O advogado Francisco Roberto Arantes, da Companhia de Desenvolvimento Habitacional e Urbano, do governo do Estado, perdeu a chegada da polícia por menos de dois minutos. Quando ele desceu um barranco em busca do comandante da operação, a tropa já ocupara os principais pontos do conjunto habitacional e a cavalaria galopara pela sua rua principal.

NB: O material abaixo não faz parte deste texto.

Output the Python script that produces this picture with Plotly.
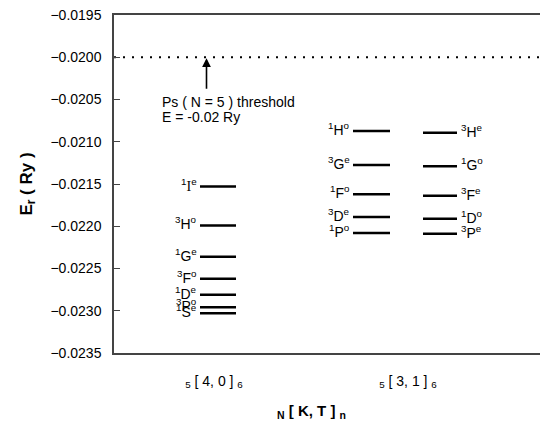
import plotly.graph_objects as go

# ---- data ----
col40_terms = [("1", "I", "e"), ("3", "H", "o"), ("1", "G", "e"), ("3", "F", "o"),
               ("1", "D", "e"), ("3", "P", "o"), ("1", "S", "e")]
col40_E = [-0.021530, -0.021990, -0.022360, -0.022620, -0.022810, -0.022960, -0.023030]

col31a_terms = [("1", "H", "o"), ("3", "G", "e"), ("1", "F", "o"), ("3", "D", "e"), ("1", "P", "o")]
col31a_E = [-0.020873, -0.021275, -0.021620, -0.021890, -0.022080]

col31b_terms = [("3", "H", "e"), ("1", "G", "o"), ("3", "F", "e"), ("1", "D", "o"), ("3", "P", "e")]
col31b_E = [-0.020893, -0.021290, -0.021640, -0.021910, -0.022090]

threshold_E = -0.0200
y_ticks = [-0.0195, -0.0200, -0.0205, -0.0210, -0.0215, -0.0220, -0.0225, -0.0230, -0.0235]
cat_labels = ["<sub>5</sub> [ 4, 0 ] <sub>6</sub>", "<sub>5</sub> [ 3, 1 ] <sub>6</sub>"]

FONT = "Liberation Sans, Arial, sans-serif"

def term(t):
    m, L, p = t
    if L == "I":
        L = '<span style="font-family:Liberation Serif">I</span>'
    return f"<sup>{m}</sup>{L}<sup>{p}</sup>"

fig = go.Figure()

annotations = []

def add_col(terms, E, x0, x1, side, lx):
    for t, e in zip(terms, E):
        fig.add_trace(go.Scatter(x=[x0, x1], y=[e, e], mode="lines",
                                 line=dict(color="black", width=2.5),
                                 hoverinfo="skip", showlegend=False))
        annotations.append(dict(x=lx, y=e, xref="x", yref="y", text=term(t),
                                showarrow=False, xanchor=side, yanchor="middle",
                                yshift=2, font=dict(family=FONT, size=14, color="black")))

add_col(col40_terms, col40_E, 200, 236, "right", 199)
add_col(col31a_terms, col31a_E, 353, 390, "right", 352)
add_col(col31b_terms, col31b_E, 423, 457, "left", 459)

# threshold dotted line
fig.add_trace(go.Scatter(x=[114, 540], y=[threshold_E, threshold_E], mode="lines",
                         line=dict(color="black", width=2, dash="2px,7px"),
                         hoverinfo="skip", showlegend=False))

annotations.append(dict(x=206.5, y=threshold_E, xref="x", yref="y", ax=0, ay=33,
                        showarrow=True, arrowhead=2, arrowsize=1.1, arrowwidth=1.6,
                        standoff=1, arrowcolor="black", text=""))
annotations.append(dict(x=160, y=-0.020530, xref="x", yref="y", showarrow=False,
                        xanchor="left", yanchor="middle", align="left",
                        text="Ps ( N = 5 ) threshold",
                        font=dict(family=FONT, size=14, color="black")))
annotations.append(dict(x=160, y=-0.020707, xref="x", yref="y", showarrow=False,
                        xanchor="left", yanchor="middle", align="left",
                        text="E = -0.02 Ry",
                        font=dict(family=FONT, size=14, color="black")))

# x axis title
annotations.append(dict(x=311, y=-0.0235, xref="x", yref="y", yshift=-58, showarrow=False,
                        xanchor="center", yanchor="middle",
                        text="<b><sub>N</sub> [ K, T ] <sub>n</sub></b>",
                        font=dict(family=FONT, size=15, color="black")))

fig.update_layout(
    width=540, height=425,
    margin=dict(l=114, r=0, t=15, b=72),
    plot_bgcolor="white", paper_bgcolor="white",
    annotations=annotations,
    font=dict(family=FONT, color="black"),
    xaxis=dict(range=[114, 540], showgrid=False, zeroline=False,
               showline=True, mirror=True, linecolor="#444", linewidth=1.5,
               tickvals=[214, 408], ticktext=cat_labels, ticks="",
               ticklabelstandoff=14,
               tickfont=dict(family=FONT, size=14, color="black")),
    yaxis=dict(range=[-0.0235, -0.0195], showgrid=False, zeroline=False,
               showline=True, linecolor="#444", linewidth=1.5,
               tickvals=y_ticks, tickformat=".4f", ticks="inside", ticklen=6,
               tickcolor="#444", ticklabelstandoff=8,
               tickfont=dict(family=FONT, size=14, color="black"),
               title=dict(text="<b>E<sub>r</sub> ( Ry )</b>", standoff=14,
                          font=dict(family=FONT, size=17, color="black"))),
)

fig.write_html("out.html")
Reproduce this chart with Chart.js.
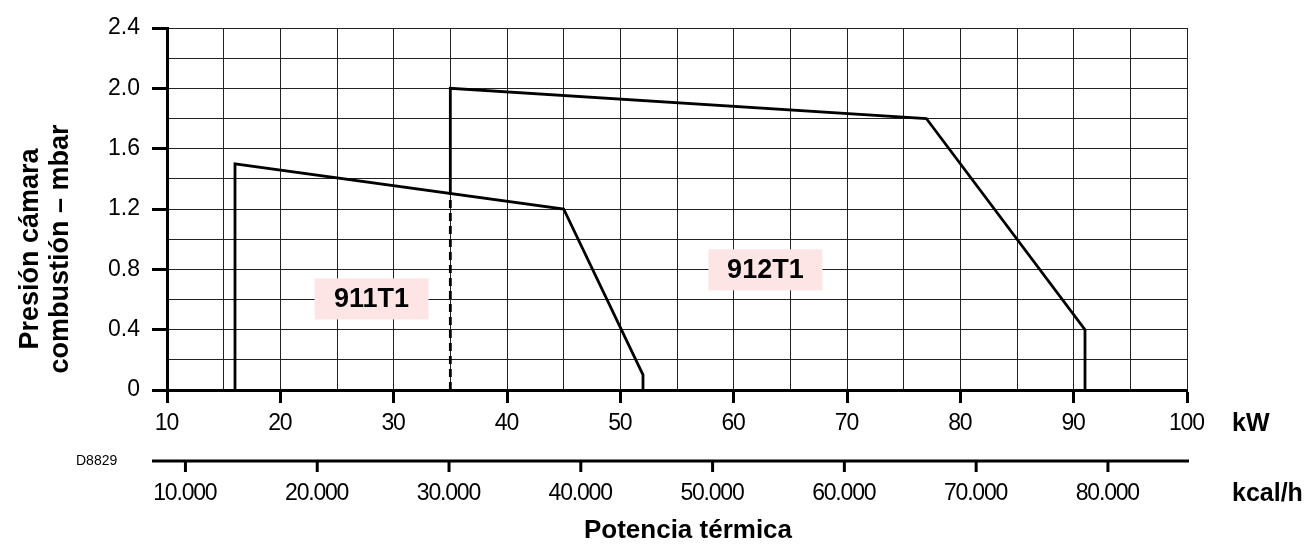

Arantes começou a conversar com o coronel para descobrir uma maneira de distribuir as senhas. Esperava que aparecesse uma liderança capaz de organizar os invasores por blocos. A poucos metros de distância, a oficial de Justiça Clarisse Jerônimo, com uma maço de ordens de despejo, pedia a um oficial:
-Me ajude a conseguir um líder.
-Esse é o nosso problema, respondeu o PM.
Poucos metros adiante, o coronel e o advogado tinham tentado descobrir uma maneira de organizar as senhas mantendo os invasores nos blocos, mas batiam num obstáculo:
-Não sei se eles são ou não são. Dizia o coronel.
-Cadê o Ademar?, perguntava Arantes.
-O que ele falou para vocês às 3h?, indagava o coronel aos invasores que ouviam a conversa. Ninguém sabia.
-Se tivéssemos a lista do Ademar seria mais fácil, arrematava o advogado.
É possível que Ademar Luís Machado venha a se transformar nesse tipo de liderança. A assembléia que não houve porque ele acordou tarde foi substituída por promessas, depois que a situação foi completamente normalizada:
-Nós conseguimos uma vitória. Já imaginou sair sem esperança?
-Aquele pessoal que tem lugar para ir, que tem parentes, vai. Quem não tem, vai para um abrigo. O movimento não vai deixar vocês. Toda semana vamos fazer reunião.
Ninguém sabe quantos favelados com-senha irão às reuniões do movimento dos sem-teto. De um lado, poucos foram os que saíram convencidos de que tinham ganho alguma coisa, mas uma mulher que insultava os oficiais da PM às 8h estava na fila da senha às 9h.